Accessing the samples

To access the samples within Python, use the get_dataset function:

from slurm_gen import Cache

# load those 700 samples as a training set
X, y = Cache("./example/")["noisy_sine"][0]["train"].get(700)

Object hierarchy

You saw in the example above that we accessed the data by indexing into the Cache object. Here we describe the object hierarchy used by SLURM_gen within the Python environment.

Cache
 '- Dataset
     '- ParamSet
         '- Group
             :- raw data, accessed with `.get()`
             '- PreprocessedData
                 '- preprocessed samples, accessed with `.get()`

Datasets can be indexed from a Cache object in the following ways:

by name, with a string (e.g. "noisy_sine")
by number, in order of declaration (e.g. 0)
by the actual dataset imported from datasets.py (e.g. from datasets import noisy_sine; Cache()[noisy_sine])
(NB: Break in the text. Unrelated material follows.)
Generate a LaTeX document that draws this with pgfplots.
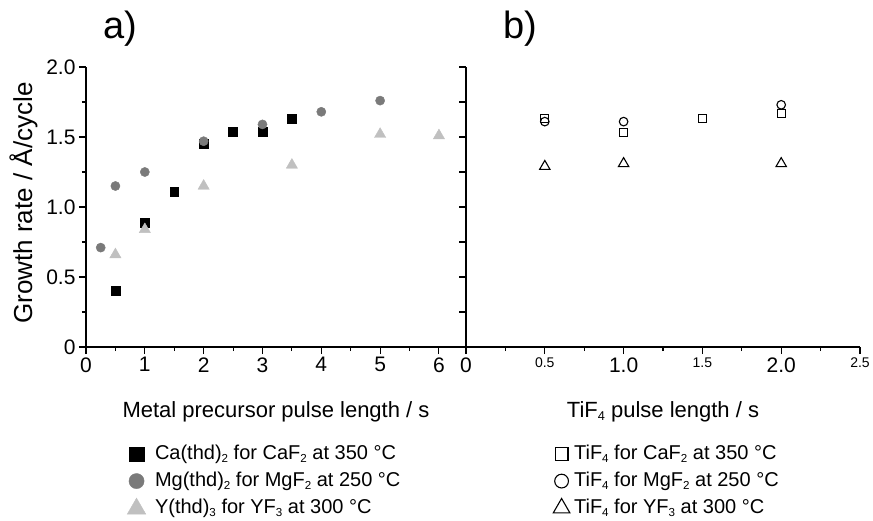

ParamSets can be indexed from a Dataset object in the following ways:

by number, as printed with python -m slurm_gen.list
by the string used as the directory name for the parameter set (e.g. "left#-1|right#1|std_dev#0.1")
by the dict of parameter values (e.g. {"left": -1, "right": -1, "std_dev": 0.1})
by a DefaultParamObject (e.g. NoisySineParams(left=-1, right=-1, std_dev=0.1))
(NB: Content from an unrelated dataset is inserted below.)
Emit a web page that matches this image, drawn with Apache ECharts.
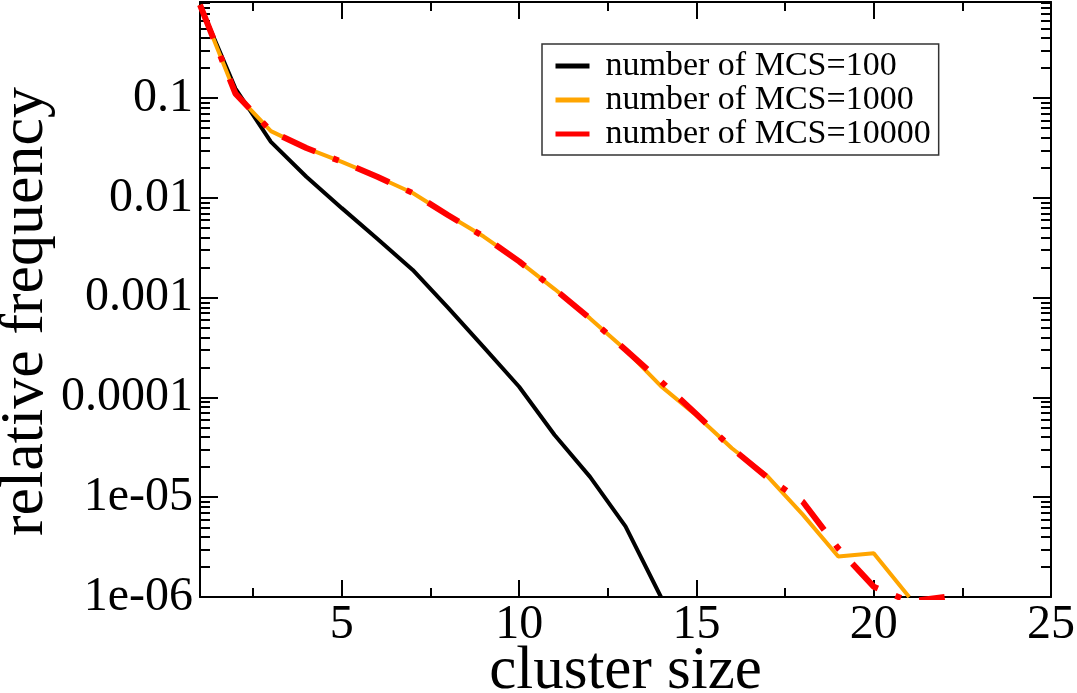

Groups can be indexed from a ParamSet object only by the string used as the name for the group (e.g. "train"). The Group object has a .get() method that unprocessed samples associated with the group. By default it returns all of them, but you can specify how many you want as a parameter.

PreprocessedData objects can be indexed from a Group object in the following ways:

by preprocessor name (e.g. "square_both")
by the actual preprocessor imported from datasets.py (e.g. from datasets import square_both; group[square_both])

The PreprocessedData object has a .get() method implementing the same functionality as that of Group.

TODO

Be more efficient with keeping track of the sizes of the datasets.
Be able to preprocess on a SLURM job.